[Code that draws figures]
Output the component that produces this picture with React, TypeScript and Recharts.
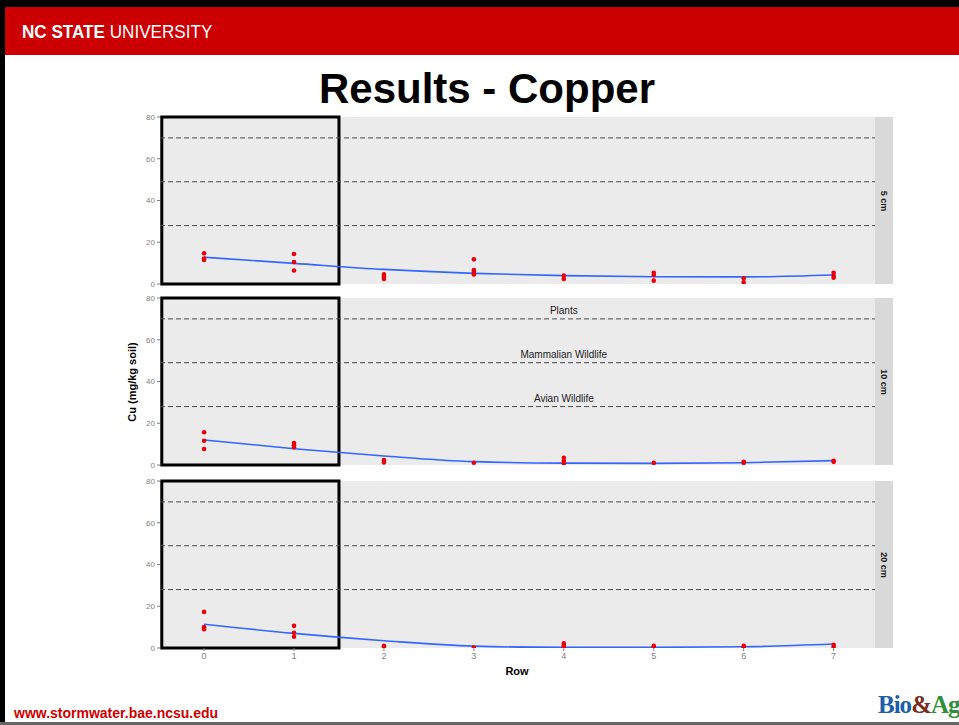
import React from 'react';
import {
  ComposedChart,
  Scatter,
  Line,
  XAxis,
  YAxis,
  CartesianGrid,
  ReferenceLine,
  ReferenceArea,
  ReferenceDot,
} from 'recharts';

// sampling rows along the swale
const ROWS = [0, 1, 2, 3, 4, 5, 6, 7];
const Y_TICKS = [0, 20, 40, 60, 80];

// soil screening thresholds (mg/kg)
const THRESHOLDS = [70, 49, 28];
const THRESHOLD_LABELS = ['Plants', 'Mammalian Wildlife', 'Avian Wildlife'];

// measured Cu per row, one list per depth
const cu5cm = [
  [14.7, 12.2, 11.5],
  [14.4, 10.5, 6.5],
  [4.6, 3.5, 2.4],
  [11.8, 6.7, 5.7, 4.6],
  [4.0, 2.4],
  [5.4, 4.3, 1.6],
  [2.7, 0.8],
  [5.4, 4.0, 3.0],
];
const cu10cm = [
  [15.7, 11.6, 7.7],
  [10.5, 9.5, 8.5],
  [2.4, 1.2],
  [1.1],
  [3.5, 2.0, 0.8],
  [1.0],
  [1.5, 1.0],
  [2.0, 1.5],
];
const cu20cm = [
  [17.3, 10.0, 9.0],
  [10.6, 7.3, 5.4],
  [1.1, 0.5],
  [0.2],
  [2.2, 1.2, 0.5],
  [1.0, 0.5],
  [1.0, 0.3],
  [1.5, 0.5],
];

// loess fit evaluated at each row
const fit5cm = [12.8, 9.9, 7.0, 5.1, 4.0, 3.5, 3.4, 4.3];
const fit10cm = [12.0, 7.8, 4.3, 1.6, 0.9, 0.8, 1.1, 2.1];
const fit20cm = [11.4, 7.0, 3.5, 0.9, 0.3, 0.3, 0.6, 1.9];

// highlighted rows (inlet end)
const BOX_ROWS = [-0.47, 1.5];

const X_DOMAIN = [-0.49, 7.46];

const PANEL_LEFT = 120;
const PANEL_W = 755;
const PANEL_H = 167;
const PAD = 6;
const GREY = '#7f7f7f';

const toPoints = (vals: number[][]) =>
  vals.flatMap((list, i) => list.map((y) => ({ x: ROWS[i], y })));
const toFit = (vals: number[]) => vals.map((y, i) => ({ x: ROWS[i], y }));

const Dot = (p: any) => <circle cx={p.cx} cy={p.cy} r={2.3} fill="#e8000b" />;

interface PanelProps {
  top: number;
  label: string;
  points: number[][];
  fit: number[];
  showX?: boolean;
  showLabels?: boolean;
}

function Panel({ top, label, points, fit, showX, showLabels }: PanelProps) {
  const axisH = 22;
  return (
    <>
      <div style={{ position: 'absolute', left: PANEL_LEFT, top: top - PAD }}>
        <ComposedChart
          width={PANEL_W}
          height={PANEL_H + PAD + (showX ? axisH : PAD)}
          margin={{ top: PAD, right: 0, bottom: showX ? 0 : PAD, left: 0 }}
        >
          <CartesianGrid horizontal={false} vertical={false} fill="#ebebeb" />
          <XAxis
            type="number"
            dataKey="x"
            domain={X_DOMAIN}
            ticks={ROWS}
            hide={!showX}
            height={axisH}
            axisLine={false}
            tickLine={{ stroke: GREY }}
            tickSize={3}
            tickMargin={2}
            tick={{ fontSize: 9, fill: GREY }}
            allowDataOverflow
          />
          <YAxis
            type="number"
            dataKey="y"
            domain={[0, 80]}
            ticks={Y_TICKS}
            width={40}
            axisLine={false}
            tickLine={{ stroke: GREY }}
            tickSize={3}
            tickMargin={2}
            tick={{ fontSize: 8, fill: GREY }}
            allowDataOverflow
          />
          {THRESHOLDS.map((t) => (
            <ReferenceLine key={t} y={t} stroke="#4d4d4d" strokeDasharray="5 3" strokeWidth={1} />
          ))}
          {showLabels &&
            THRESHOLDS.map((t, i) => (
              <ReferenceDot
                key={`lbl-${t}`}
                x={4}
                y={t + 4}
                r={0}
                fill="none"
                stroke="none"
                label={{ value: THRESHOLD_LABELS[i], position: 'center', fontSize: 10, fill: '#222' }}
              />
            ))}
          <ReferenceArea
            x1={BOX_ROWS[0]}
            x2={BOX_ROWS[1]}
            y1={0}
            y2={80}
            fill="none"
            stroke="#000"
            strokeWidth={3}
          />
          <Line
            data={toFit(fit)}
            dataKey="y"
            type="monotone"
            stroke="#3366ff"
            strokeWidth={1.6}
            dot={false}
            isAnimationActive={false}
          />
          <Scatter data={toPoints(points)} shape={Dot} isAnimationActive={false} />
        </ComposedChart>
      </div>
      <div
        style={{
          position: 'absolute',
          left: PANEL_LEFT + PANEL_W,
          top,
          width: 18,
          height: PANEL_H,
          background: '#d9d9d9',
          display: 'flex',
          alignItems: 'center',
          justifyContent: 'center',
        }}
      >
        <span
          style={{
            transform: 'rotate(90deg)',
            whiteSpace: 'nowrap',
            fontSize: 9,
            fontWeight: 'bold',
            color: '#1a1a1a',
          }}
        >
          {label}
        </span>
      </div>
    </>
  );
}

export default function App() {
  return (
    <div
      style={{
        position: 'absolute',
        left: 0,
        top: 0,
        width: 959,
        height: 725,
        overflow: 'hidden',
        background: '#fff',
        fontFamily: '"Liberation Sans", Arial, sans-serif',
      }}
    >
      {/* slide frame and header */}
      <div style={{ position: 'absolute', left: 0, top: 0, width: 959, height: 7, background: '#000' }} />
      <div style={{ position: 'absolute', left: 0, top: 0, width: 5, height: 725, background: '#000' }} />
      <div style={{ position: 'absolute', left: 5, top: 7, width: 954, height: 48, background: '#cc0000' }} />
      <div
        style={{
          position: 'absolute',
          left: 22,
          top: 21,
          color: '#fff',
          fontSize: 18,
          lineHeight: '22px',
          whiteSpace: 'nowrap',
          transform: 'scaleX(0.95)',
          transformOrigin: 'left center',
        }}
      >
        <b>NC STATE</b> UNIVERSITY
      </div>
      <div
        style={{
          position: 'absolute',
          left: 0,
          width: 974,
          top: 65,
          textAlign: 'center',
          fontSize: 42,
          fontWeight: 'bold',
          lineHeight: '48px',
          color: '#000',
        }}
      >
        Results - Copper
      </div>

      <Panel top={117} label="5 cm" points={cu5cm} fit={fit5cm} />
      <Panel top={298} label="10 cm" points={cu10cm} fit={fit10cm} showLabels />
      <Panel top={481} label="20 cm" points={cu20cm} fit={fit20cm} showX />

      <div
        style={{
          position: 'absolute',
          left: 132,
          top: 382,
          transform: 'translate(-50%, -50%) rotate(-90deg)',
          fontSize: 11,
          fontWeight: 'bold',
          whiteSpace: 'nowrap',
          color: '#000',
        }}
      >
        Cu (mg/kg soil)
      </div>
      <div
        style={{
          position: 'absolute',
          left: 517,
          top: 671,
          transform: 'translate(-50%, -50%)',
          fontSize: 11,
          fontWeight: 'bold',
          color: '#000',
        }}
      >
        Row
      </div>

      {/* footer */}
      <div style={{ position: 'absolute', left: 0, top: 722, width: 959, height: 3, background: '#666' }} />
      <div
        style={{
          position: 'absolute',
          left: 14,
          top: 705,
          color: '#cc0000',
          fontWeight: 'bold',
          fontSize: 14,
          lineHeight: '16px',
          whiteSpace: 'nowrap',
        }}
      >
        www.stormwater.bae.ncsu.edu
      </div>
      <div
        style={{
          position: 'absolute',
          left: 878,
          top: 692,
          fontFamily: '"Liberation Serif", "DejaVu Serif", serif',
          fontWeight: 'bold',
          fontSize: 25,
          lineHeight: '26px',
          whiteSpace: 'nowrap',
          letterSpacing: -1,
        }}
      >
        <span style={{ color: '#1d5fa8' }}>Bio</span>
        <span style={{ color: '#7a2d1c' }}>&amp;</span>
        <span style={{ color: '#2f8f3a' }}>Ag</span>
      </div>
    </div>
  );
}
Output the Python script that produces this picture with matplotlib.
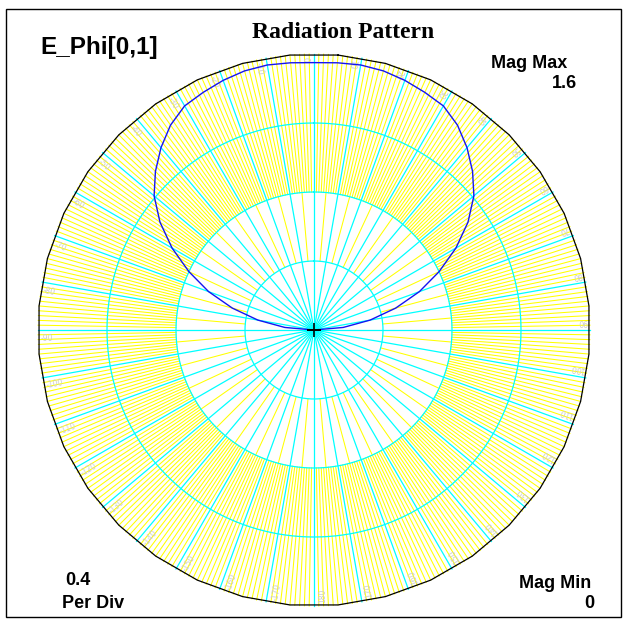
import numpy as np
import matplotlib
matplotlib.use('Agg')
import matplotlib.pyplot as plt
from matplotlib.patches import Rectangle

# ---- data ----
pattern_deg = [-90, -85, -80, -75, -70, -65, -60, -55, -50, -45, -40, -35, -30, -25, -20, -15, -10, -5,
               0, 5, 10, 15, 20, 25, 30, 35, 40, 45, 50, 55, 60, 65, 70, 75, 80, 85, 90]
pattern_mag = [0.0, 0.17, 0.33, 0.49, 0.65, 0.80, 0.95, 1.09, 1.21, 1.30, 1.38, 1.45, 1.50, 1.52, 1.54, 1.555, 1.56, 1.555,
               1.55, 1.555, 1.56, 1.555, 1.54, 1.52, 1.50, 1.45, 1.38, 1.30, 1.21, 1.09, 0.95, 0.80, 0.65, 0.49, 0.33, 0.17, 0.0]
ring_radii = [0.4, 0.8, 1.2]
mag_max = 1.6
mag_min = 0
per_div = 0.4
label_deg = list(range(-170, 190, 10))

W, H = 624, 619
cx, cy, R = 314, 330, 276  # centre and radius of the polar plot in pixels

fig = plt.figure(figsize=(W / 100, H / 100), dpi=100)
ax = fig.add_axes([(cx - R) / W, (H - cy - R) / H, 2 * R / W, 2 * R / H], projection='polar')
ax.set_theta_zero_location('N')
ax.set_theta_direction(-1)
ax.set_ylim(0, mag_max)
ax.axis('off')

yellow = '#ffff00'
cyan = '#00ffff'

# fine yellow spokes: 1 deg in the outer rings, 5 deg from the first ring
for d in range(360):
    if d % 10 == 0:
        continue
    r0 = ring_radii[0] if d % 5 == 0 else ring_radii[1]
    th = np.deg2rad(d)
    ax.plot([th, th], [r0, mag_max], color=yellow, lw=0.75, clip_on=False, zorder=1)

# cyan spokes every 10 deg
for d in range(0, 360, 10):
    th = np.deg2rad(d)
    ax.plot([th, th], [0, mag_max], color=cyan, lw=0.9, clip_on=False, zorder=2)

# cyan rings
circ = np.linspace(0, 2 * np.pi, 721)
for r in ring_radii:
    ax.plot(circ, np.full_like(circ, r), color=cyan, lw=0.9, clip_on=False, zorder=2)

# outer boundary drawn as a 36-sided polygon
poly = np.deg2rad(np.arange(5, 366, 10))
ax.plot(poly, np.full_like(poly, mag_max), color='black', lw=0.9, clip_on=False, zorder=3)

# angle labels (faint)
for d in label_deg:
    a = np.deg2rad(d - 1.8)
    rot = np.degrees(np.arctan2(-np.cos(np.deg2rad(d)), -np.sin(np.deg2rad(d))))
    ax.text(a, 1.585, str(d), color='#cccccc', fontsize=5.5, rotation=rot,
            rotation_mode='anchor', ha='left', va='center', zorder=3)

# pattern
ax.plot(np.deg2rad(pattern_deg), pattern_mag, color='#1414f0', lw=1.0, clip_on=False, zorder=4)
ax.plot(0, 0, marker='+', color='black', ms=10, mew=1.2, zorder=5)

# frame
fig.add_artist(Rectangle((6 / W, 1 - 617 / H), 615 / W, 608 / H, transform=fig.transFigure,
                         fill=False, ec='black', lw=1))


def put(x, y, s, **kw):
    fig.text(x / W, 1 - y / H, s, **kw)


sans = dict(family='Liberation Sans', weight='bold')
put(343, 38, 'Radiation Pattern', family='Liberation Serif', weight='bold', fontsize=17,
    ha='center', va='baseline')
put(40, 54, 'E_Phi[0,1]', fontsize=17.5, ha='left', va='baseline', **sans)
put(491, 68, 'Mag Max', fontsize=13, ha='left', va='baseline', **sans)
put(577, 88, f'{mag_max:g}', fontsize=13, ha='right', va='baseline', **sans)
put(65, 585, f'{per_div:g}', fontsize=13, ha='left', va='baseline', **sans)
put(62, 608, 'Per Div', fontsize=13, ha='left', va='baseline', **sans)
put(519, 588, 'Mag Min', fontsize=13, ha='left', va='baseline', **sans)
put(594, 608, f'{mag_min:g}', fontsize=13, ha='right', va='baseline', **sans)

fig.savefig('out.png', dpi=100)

> _Directive_
Transcribe exactly the lines between the one containing "Output the Python" and the one containing "from matplotlib.patches import Rectangle", counting both ends. Pictures are not copied.

> _Written reply_
Output the Python script that produces this picture with matplotlib.
import numpy as np
import matplotlib
matplotlib.use('Agg')
import matplotlib.pyplot as plt
from matplotlib.patches import Rectangle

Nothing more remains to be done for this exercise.